>> Start MATERIAL SUPPLIED

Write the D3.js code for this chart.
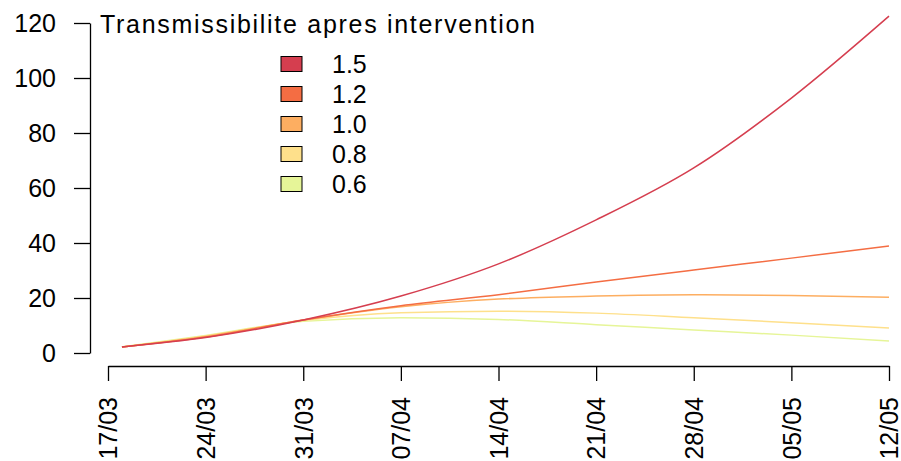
<!DOCTYPE html>
<html><head><meta charset="utf-8">
<script src="https://cdn.jsdelivr.net/npm/d3@7"></script>
<style>body{margin:0;background:#fff}svg{display:block}text{font-family:"Liberation Sans",Arial,sans-serif;fill:#000}</style>
</head><body><svg id="c" width="901" height="461"></svg>
<script>
// Data
const startDate = "2020-03-17";
const dayOffsets = [1, 7, 14, 21, 28, 35, 42, 49, 56];
const seriesNames = ["1.5", "1.2", "1.0", "0.8", "0.6"];
const s15 = [2.2, 5.6, 12.0, 20.7, 32.4, 48.4, 67.3, 92.7, 122.5];
const s12 = [2.2, 5.8, 12.0, 17.2, 21.2, 25.8, 30.2, 34.5, 38.9];
const s10 = [2.2, 6.0, 12.0, 16.8, 19.6, 20.7, 21.2, 20.9, 20.3];
const s08 = [2.2, 6.2, 11.8, 14.6, 15.2, 14.5, 12.8, 11.0, 9.1];
const s06 = [2.2, 6.4, 11.5, 12.8, 12.2, 10.3, 8.4, 6.5, 4.4];
const seriesValues = [s15, s12, s10, s08, s06];
const colors = ["#D53E4F", "#F46D43", "#FDAE61", "#FEE08B", "#E6F598"];
const yTicks = [0, 20, 40, 60, 80, 100, 120];
const xTickDays = [0, 7, 14, 21, 28, 35, 42, 49, 56];
const legendTitle = "Transmissibilite apres intervention";

const svg = d3.select("#c");
const parse = d3.timeParse("%Y-%m-%d");
const t0 = parse(startDate);
const dayToDate = d => d3.timeDay.offset(t0, d);

const x = d3.scaleTime().domain([dayToDate(0), dayToDate(56)]).range([108, 889]);
const y = d3.scaleLinear().domain([0, 120]).range([353, 23]);

// Y axis
const yAx = svg.append("g").attr("transform", "translate(90,0)")
  .call(d3.axisLeft(y).tickValues(yTicks).tickSize(16).tickPadding(18).tickSizeOuter(0));
yAx.select(".domain").attr("stroke", "#000").attr("stroke-width", 1.3);
yAx.selectAll(".tick line").attr("stroke", "#000").attr("stroke-width", 1.3);
yAx.selectAll(".tick text").style("font-size", "25px").attr("dy", "0.35em");

// X axis
const xAx = svg.append("g").attr("transform", "translate(0,366)")
  .call(d3.axisBottom(x).tickValues(xTickDays.map(dayToDate)).tickFormat(d3.timeFormat("%d/%m")).tickSize(15).tickSizeOuter(0));
xAx.select(".domain").attr("stroke", "#000").attr("stroke-width", 1.3);
xAx.selectAll(".tick line").attr("stroke", "#000").attr("stroke-width", 1.3);
xAx.selectAll(".tick text").style("font-size", "25px")
  .attr("text-anchor", "end").attr("transform", "rotate(-90)")
  .attr("x", -31).attr("y", 0).attr("dy", "0.35em");

// Lines
const line = d3.line().x((d, i) => x(dayToDate(dayOffsets[i]))).y(d => y(d)).curve(d3.curveMonotoneX);
seriesValues.slice().reverse().forEach((vals, k) => {
  const i = seriesValues.length - 1 - k;
  svg.append("path").attr("d", line(vals)).attr("fill", "none")
    .attr("stroke", colors[i]).attr("stroke-width", 1.5);
});

// Legend
svg.append("text").attr("x", 100).attr("y", 33).style("font-size", "25px")
  .attr("textLength", 435).attr("lengthAdjust", "spacing").text(legendTitle);
const lg = svg.append("g");
seriesNames.forEach((n, i) => {
  const cy = 64 + i * 30;
  lg.append("rect").attr("x", 281).attr("y", cy - 7.5).attr("width", 21).attr("height", 15)
    .attr("fill", colors[i]).attr("stroke", "#000").attr("stroke-width", 1);
  lg.append("text").attr("x", 332).attr("y", cy).attr("dy", "0.35em").style("font-size", "25px").text(n);
});
</script></body></html>
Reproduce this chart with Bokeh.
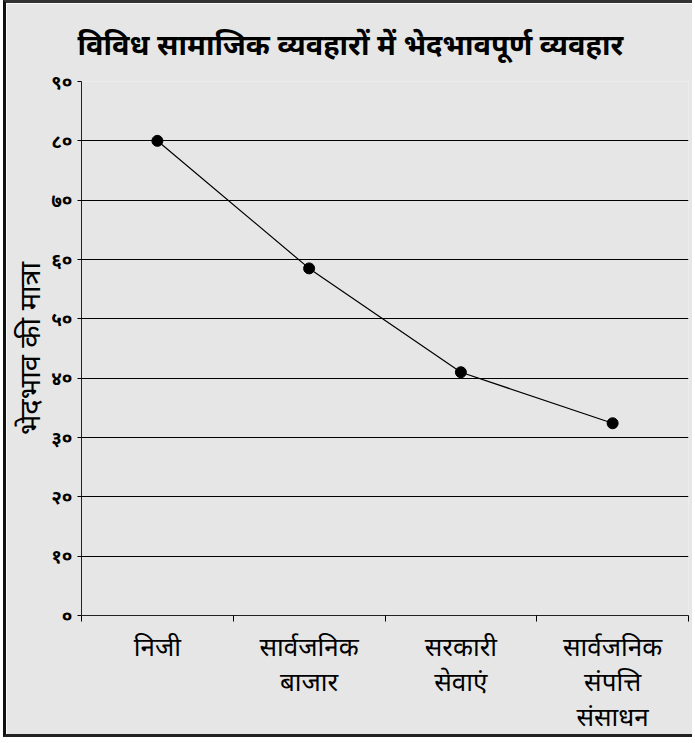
from bokeh.plotting import figure
from bokeh.models import Range1d, FixedTicker, ColumnDataSource
from bokeh.embed import file_html
from bokeh.resources import INLINE

# ---- data ----
categories = ["निजी", "सार्वजनिक\nबाजार", "सरकारी\nसेवाएं", "सार्वजनिक\nसंपत्ति\nसंसाधन"]
values = [80, 58.5, 41, 32.4]
y_ticks = [0, 10, 20, 30, 40, 50, 60, 70, 80, 90]
y_tick_labels = ["०", "१०", "२०", "३०", "४०", "५०", "६०", "७०", "८०", "९०"]
title_text = "विविध सामाजिक व्यवहारों में भेदभावपूर्ण व्यवहार"
y_label = "भेदभाव की मात्रा"

FONT = "Noto Sans"
BG = "#e6e6e6"

n = len(categories)
xs = [i + 0.5 for i in range(n)]
src = ColumnDataSource(dict(x=xs, y=values))

p = figure(width=689, height=737, output_backend="svg", toolbar_location=None,
           x_range=Range1d(0, n), y_range=Range1d(0, 90),
           min_border_left=73, min_border_right=7, min_border_top=36, min_border_bottom=125)
p.styles = {"border-left": "3px solid #111", "border-top": "3px solid #333",
            "border-bottom": "3px solid #222", "margin-left": "3px"}
p.background_fill_color = BG
p.border_fill_color = BG
p.outline_line_color = None

p.title.text = title_text
p.title.align = "left"
p.title.offset = -4
p.title.standoff = 37
p.title.text_font = FONT
p.title.text_font_size = "29px"
p.title.text_font_style = "bold"
p.title.text_color = "black"

# x axis: boundary ticks (minor), labels at band centres
p.xaxis.ticker = FixedTicker(ticks=[i + 0.5 for i in range(n)], minor_ticks=list(range(n + 1)))
p.xaxis.major_label_overrides = {i + 0.5: c for i, c in enumerate(categories)}
p.xaxis.major_tick_out = 0
p.xaxis.major_tick_in = 0
p.xaxis.minor_tick_out = 6
p.xaxis.minor_tick_in = 0
p.xaxis.minor_tick_line_color = "black"
p.xaxis.axis_line_color = "#222"
p.xaxis.major_label_text_font = FONT
p.xaxis.major_label_text_font_size = "26px"
p.xaxis.major_label_text_color = "black"
p.xaxis.major_label_standoff = 6
p.xaxis.major_label_text_line_height = 0.98

# y axis
p.yaxis.ticker = FixedTicker(ticks=y_ticks)
p.yaxis.major_label_overrides = {t: l for t, l in zip(y_ticks, y_tick_labels)}
p.yaxis.minor_tick_line_color = None
p.yaxis.major_tick_out = 4
p.yaxis.major_tick_in = 0
p.yaxis.axis_line_color = "#222"
p.yaxis.major_label_text_font = FONT
p.yaxis.major_label_text_font_size = "19px"
p.yaxis.major_label_text_font_style = "bold"
p.yaxis.major_label_text_color = "black"
p.yaxis.major_label_standoff = 5
p.yaxis.axis_label = y_label
p.yaxis.axis_label_text_font = FONT
p.yaxis.axis_label_text_font_size = "29px"
p.yaxis.axis_label_text_font_style = "normal"
p.yaxis.axis_label_text_color = "black"
p.yaxis.axis_label_standoff = 0

p.xgrid.grid_line_color = None
p.ygrid.ticker = FixedTicker(ticks=y_ticks[1:-1])
p.ygrid.grid_line_color = "black"
p.ygrid.grid_line_width = 1

p.line("x", "y", source=src, line_color="black", line_width=1.2)
p.scatter("x", "y", source=src, size=11, fill_color="black", line_color="black")

open("out.html", "w").write(file_html(p, INLINE))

>> End MATERIAL SUPPLIED

SHORT PROBLEM: Write out the whole listing exactly, and drop the pictures.

TASK ANSWER:
Write the D3.js code for this chart.
<!DOCTYPE html>
<html><head><meta charset="utf-8">
<script src="https://cdn.jsdelivr.net/npm/d3@7"></script>
<style>body{margin:0;background:#fff}svg{display:block}text{font-family:"Liberation Sans",Arial,sans-serif;fill:#000}</style>
</head><body><svg id="c" width="901" height="461"></svg>
<script>
// Data
const startDate = "2020-03-17";
const dayOffsets = [1, 7, 14, 21, 28, 35, 42, 49, 56];
const seriesNames = ["1.5", "1.2", "1.0", "0.8", "0.6"];
const s15 = [2.2, 5.6, 12.0, 20.7, 32.4, 48.4, 67.3, 92.7, 122.5];
const s12 = [2.2, 5.8, 12.0, 17.2, 21.2, 25.8, 30.2, 34.5, 38.9];
const s10 = [2.2, 6.0, 12.0, 16.8, 19.6, 20.7, 21.2, 20.9, 20.3];
const s08 = [2.2, 6.2, 11.8, 14.6, 15.2, 14.5, 12.8, 11.0, 9.1];
const s06 = [2.2, 6.4, 11.5, 12.8, 12.2, 10.3, 8.4, 6.5, 4.4];
const seriesValues = [s15, s12, s10, s08, s06];
const colors = ["#D53E4F", "#F46D43", "#FDAE61", "#FEE08B", "#E6F598"];
const yTicks = [0, 20, 40, 60, 80, 100, 120];
const xTickDays = [0, 7, 14, 21, 28, 35, 42, 49, 56];
const legendTitle = "Transmissibilite apres intervention";

const svg = d3.select("#c");
const parse = d3.timeParse("%Y-%m-%d");
const t0 = parse(startDate);
const dayToDate = d => d3.timeDay.offset(t0, d);

const x = d3.scaleTime().domain([dayToDate(0), dayToDate(56)]).range([108, 889]);
const y = d3.scaleLinear().domain([0, 120]).range([353, 23]);

// Y axis
const yAx = svg.append("g").attr("transform", "translate(90,0)")
  .call(d3.axisLeft(y).tickValues(yTicks).tickSize(16).tickPadding(18).tickSizeOuter(0));
yAx.select(".domain").attr("stroke", "#000").attr("stroke-width", 1.3);
yAx.selectAll(".tick line").attr("stroke", "#000").attr("stroke-width", 1.3);
yAx.selectAll(".tick text").style("font-size", "25px").attr("dy", "0.35em");

// X axis
const xAx = svg.append("g").attr("transform", "translate(0,366)")
  .call(d3.axisBottom(x).tickValues(xTickDays.map(dayToDate)).tickFormat(d3.timeFormat("%d/%m")).tickSize(15).tickSizeOuter(0));
xAx.select(".domain").attr("stroke", "#000").attr("stroke-width", 1.3);
xAx.selectAll(".tick line").attr("stroke", "#000").attr("stroke-width", 1.3);
xAx.selectAll(".tick text").style("font-size", "25px")
  .attr("text-anchor", "end").attr("transform", "rotate(-90)")
  .attr("x", -31).attr("y", 0).attr("dy", "0.35em");

// Lines
const line = d3.line().x((d, i) => x(dayToDate(dayOffsets[i]))).y(d => y(d)).curve(d3.curveMonotoneX);
seriesValues.slice().reverse().forEach((vals, k) => {
  const i = seriesValues.length - 1 - k;
  svg.append("path").attr("d", line(vals)).attr("fill", "none")
    .attr("stroke", colors[i]).attr("stroke-width", 1.5);
});

// Legend
svg.append("text").attr("x", 100).attr("y", 33).style("font-size", "25px")
  .attr("textLength", 435).attr("lengthAdjust", "spacing").text(legendTitle);
const lg = svg.append("g");
seriesNames.forEach((n, i) => {
  const cy = 64 + i * 30;
  lg.append("rect").attr("x", 281).attr("y", cy - 7.5).attr("width", 21).attr("height", 15)
    .attr("fill", colors[i]).attr("stroke", "#000").attr("stroke-width", 1);
  lg.append("text").attr("x", 332).attr("y", cy).attr("dy", "0.35em").style("font-size", "25px").text(n);
});
</script></body></html>
Reproduce this chart with Bokeh.
from bokeh.plotting import figure
from bokeh.models import Range1d, FixedTicker, ColumnDataSource
from bokeh.embed import file_html
from bokeh.resources import INLINE

# ---- data ----
categories = ["निजी", "सार्वजनिक\nबाजार", "सरकारी\nसेवाएं", "सार्वजनिक\nसंपत्ति\nसंसाधन"]
values = [80, 58.5, 41, 32.4]
y_ticks = [0, 10, 20, 30, 40, 50, 60, 70, 80, 90]
y_tick_labels = ["०", "१०", "२०", "३०", "४०", "५०", "६०", "७०", "८०", "९०"]
title_text = "विविध सामाजिक व्यवहारों में भेदभावपूर्ण व्यवहार"
y_label = "भेदभाव की मात्रा"

FONT = "Noto Sans"
BG = "#e6e6e6"

n = len(categories)
xs = [i + 0.5 for i in range(n)]
src = ColumnDataSource(dict(x=xs, y=values))

p = figure(width=689, height=737, output_backend="svg", toolbar_location=None,
           x_range=Range1d(0, n), y_range=Range1d(0, 90),
           min_border_left=73, min_border_right=7, min_border_top=36, min_border_bottom=125)
p.styles = {"border-left": "3px solid #111", "border-top": "3px solid #333",
            "border-bottom": "3px solid #222", "margin-left": "3px"}
p.background_fill_color = BG
p.border_fill_color = BG
p.outline_line_color = None

p.title.text = title_text
p.title.align = "left"
p.title.offset = -4
p.title.standoff = 37
p.title.text_font = FONT
p.title.text_font_size = "29px"
p.title.text_font_style = "bold"
p.title.text_color = "black"

# x axis: boundary ticks (minor), labels at band centres
p.xaxis.ticker = FixedTicker(ticks=[i + 0.5 for i in range(n)], minor_ticks=list(range(n + 1)))
p.xaxis.major_label_overrides = {i + 0.5: c for i, c in enumerate(categories)}
p.xaxis.major_tick_out = 0
p.xaxis.major_tick_in = 0
p.xaxis.minor_tick_out = 6
p.xaxis.minor_tick_in = 0
p.xaxis.minor_tick_line_color = "black"
p.xaxis.axis_line_color = "#222"
p.xaxis.major_label_text_font = FONT
p.xaxis.major_label_text_font_size = "26px"
p.xaxis.major_label_text_color = "black"
p.xaxis.major_label_standoff = 6
p.xaxis.major_label_text_line_height = 0.98

# y axis
p.yaxis.ticker = FixedTicker(ticks=y_ticks)
p.yaxis.major_label_overrides = {t: l for t, l in zip(y_ticks, y_tick_labels)}
p.yaxis.minor_tick_line_color = None
p.yaxis.major_tick_out = 4
p.yaxis.major_tick_in = 0
p.yaxis.axis_line_color = "#222"
p.yaxis.major_label_text_font = FONT
p.yaxis.major_label_text_font_size = "19px"
p.yaxis.major_label_text_font_style = "bold"
p.yaxis.major_label_text_color = "black"
p.yaxis.major_label_standoff = 5
p.yaxis.axis_label = y_label
p.yaxis.axis_label_text_font = FONT
p.yaxis.axis_label_text_font_size = "29px"
p.yaxis.axis_label_text_font_style = "normal"
p.yaxis.axis_label_text_color = "black"
p.yaxis.axis_label_standoff = 0

p.xgrid.grid_line_color = None
p.ygrid.ticker = FixedTicker(ticks=y_ticks[1:-1])
p.ygrid.grid_line_color = "black"
p.ygrid.grid_line_width = 1

p.line("x", "y", source=src, line_color="black", line_width=1.2)
p.scatter("x", "y", source=src, size=11, fill_color="black", line_color="black")

open("out.html", "w").write(file_html(p, INLINE))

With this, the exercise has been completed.